There are a lot more moving parts with high school athletics.

So as we pass the 4th of July Weekend we are still holding out hope that we will see fall sports and hopefully the last of those  ubiquitous DTC all-decade teams that have been thrust into print to fill these pages during the absence of sports.

The MIAA has a COVID-19 Task Force Sub-Committee, that is charged to determine appropriate measures for a safe return to MIAA athletics in alignment with guidelines set forth by Massachusetts Gov. Charlie Baker.

Some interesting “outside the box ideas” have been thrown around as possible alternatives if fall sports cannot be back 100-percent as they were in the past — pre-pandemic.

• Moving select Spring sports to this Fall (2020) and select Fall sports to the Spring (2021).

Major concerns around putting select Spring athletes in a position to possibly lose two straight seasons.

Additional concerns around making students choose what sport to play if their Spring sport was moved to the Fall but their Fall sport remained in place.

For example, a boys lacrosse player and a football player. If both sports were placed in the Spring, that puts the athlete in a difficult position and they essentially lose a season of one sport.

The same comparison with a field hockey and softball player if both are placed in the Fall.

Discussion took place that while on the surface it may seem logical to flip some sport seasons around, the risk may be too great.

It perhaps has to be the entire season being flip-flopped with all sports and not a select few.

Moving Fall start date to August 1, 2020 and ending the season by October 31.

Rationale would be to get ahead of a potential late fall spike.

Concerns about cutting the summer of students, parents, coaches, ADs and the pressure it would put on student-athletes.

Additional concerns about equity. Some communications may be ready to go, while others are not. What kind of position would this put schools and communities in?

The MIAA Sports Medicine Committee has discussed an earlier start to preseason activities but is awaiting state guidelines for both the reopening of school and Phase 3.

Discussion about relaxing the out of season coaching restrictions.

The Task Force will be reporting to the MIAA Board of Directors at their meeting on Tuesday, July 21.
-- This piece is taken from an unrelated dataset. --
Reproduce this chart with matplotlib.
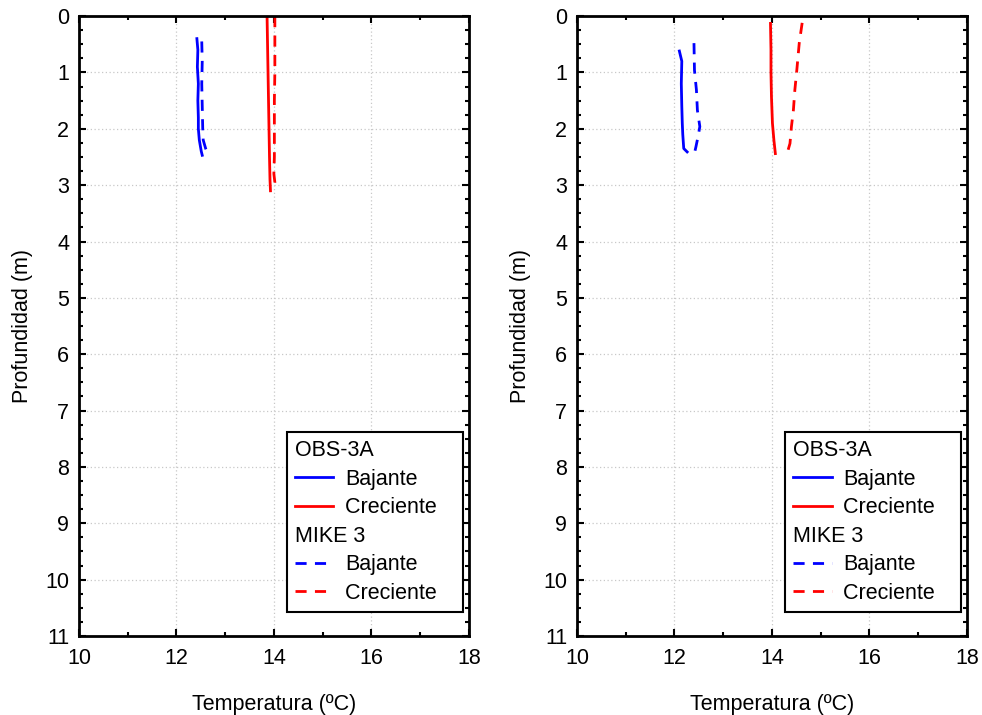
import numpy as np
import matplotlib
matplotlib.use('Agg')
import matplotlib.pyplot as plt
from matplotlib.lines import Line2D
from matplotlib.ticker import MultipleLocator

plt.rcParams['font.family'] = ['Liberation Sans', 'DejaVu Sans']

# left panel: depth (m) vs temperature (ºC)
obs_baj_z1 = [0.40, 0.60, 0.90, 1.20, 1.50, 1.80, 2.00, 2.20, 2.30, 2.40, 2.47]
obs_baj_t1 = [12.42, 12.44, 12.43, 12.45, 12.44, 12.45, 12.45, 12.47, 12.49, 12.51, 12.53]
obs_cre_z1 = [0.00, 0.50, 1.00, 1.50, 2.00, 2.50, 2.90, 3.10]
obs_cre_t1 = [13.86, 13.87, 13.88, 13.89, 13.90, 13.91, 13.92, 13.93]
mik_baj_z1 = [0.45, 0.80, 1.20, 1.60, 2.00, 2.20, 2.35, 2.45]
mik_baj_t1 = [12.52, 12.53, 12.52, 12.53, 12.54, 12.55, 12.60, 12.65]
mik_cre_z1 = [0.00, 0.50, 1.00, 1.50, 2.00, 2.50, 2.80, 2.95, 3.10]
mik_cre_t1 = [14.02, 14.02, 14.02, 14.01, 14.01, 14.01, 14.00, 14.02, 13.99]

# right panel
obs_baj_z2 = [0.62, 0.80, 1.20, 1.60, 1.90, 2.10, 2.35, 2.41]
obs_baj_t2 = [12.10, 12.15, 12.14, 12.15, 12.16, 12.17, 12.19, 12.26]
obs_cre_z2 = [0.13, 0.60, 1.00, 1.43, 1.90, 2.20, 2.44]
obs_cre_t2 = [13.97, 13.98, 13.98, 13.99, 14.01, 14.04, 14.07]
mik_baj_z2 = [0.48, 0.96, 1.31, 1.67, 1.96, 2.11, 2.32, 2.47]
mik_baj_t2 = [12.40, 12.41, 12.45, 12.47, 12.52, 12.49, 12.44, 12.40]
mik_cre_z2 = [0.12, 0.48, 0.96, 1.31, 1.67, 1.96, 2.26, 2.44]
mik_cre_t2 = [14.62, 14.56, 14.51, 14.47, 14.44, 14.40, 14.37, 14.31]

panels = [
    (obs_baj_t1, obs_baj_z1, obs_cre_t1, obs_cre_z1, mik_baj_t1, mik_baj_z1, mik_cre_t1, mik_cre_z1),
    (obs_baj_t2, obs_baj_z2, obs_cre_t2, obs_cre_z2, mik_baj_t2, mik_baj_z2, mik_cre_t2, mik_cre_z2),
]

fs = 15.5
dash = (0, (4, 3))
fig = plt.figure(figsize=(9.82, 7.15), dpi=100)
lefts = [0.0804, 0.5876]

for left, p in zip(lefts, panels):
    ax = fig.add_axes([left, 0.1105, 0.397, 0.867])
    ax.plot(p[0], p[1], color='blue', lw=2)
    ax.plot(p[2], p[3], color='red', lw=2)
    ax.plot(p[4], p[5], color='blue', lw=2, ls=dash)
    ax.plot(p[6], p[7], color='red', lw=2, ls=dash)

    ax.set_xlim(10, 18)
    ax.set_ylim(11, 0)
    ax.xaxis.set_major_locator(MultipleLocator(2))
    ax.xaxis.set_minor_locator(MultipleLocator(1))
    ax.yaxis.set_major_locator(MultipleLocator(1))
    ax.yaxis.set_minor_locator(MultipleLocator(0.25))
    ax.tick_params(which='both', direction='in', top=True, right=True,
                   labelsize=fs, width=1.5)
    ax.tick_params(axis='x', pad=9)
    ax.tick_params(axis='y', pad=7)
    ax.tick_params(which='major', length=5)
    ax.tick_params(which='minor', length=3)
    ax.grid(True, which='major', color='#c8c8c8', ls=(0, (1, 2)), lw=0.9)
    for s in ax.spines.values():
        s.set_linewidth(2)

    ax.set_xlabel('Temperatura (ºC)', fontsize=fs, labelpad=18)
    ax.set_ylabel('Profundidad (m)', fontsize=fs, labelpad=9)

    blank = Line2D([], [], color='none')
    handles = [blank,
               Line2D([], [], color='blue', lw=2),
               Line2D([], [], color='red', lw=2),
               blank,
               Line2D([], [], color='blue', lw=2, ls=dash),
               Line2D([], [], color='red', lw=2, ls=dash)]
    labels = ['OBS-3A', 'Bajante', 'Creciente   ', 'MIKE 3', 'Bajante', 'Creciente   ']
    leg = ax.legend(handles, labels, loc='lower left', bbox_to_anchor=(0.533, 0.039),
                    fontsize=fs, fancybox=False, framealpha=1, edgecolor='black',
                    handlelength=1.8, handletextpad=0.55, labelspacing=0.35,
                    borderpad=0.37, borderaxespad=0)
    leg.get_frame().set_linewidth(1.5)
    # push the group titles to the left edge
    rows = leg._legend_handle_box.get_children()[0].get_children()
    for i in (0, 3):
        rows[i].get_children()[0].set_width(0)
        rows[i].sep = 0

fig.savefig('out.png', dpi=100)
The COVID-19 Task Force has created three sub-groups to look at each of the three possibilities for return to school.

New Normal: The goal was to explore all MIAA Rules that may be impacted. Dive into protocol, questions and concerns related to athletics under a “New Normal”. Communicate and share resources to members.

Hybrid: Discussion around health and safety standards including PPE requirements, outside vs indoor activities, access and equity issues, density of practice, transportation concerns and the Fall timeline.

Remote: The goal was to build a model to assist coaches and students in any scenario of return to school, whether the students were on the field or not. The focus was to incorporate the five pillars of the MIAA (Leadership, Sportsmanship, Coaches Education, Community Service, & Wellness).

Let’s hope things will be looking up in the fall, but it all remains to be seen at this point.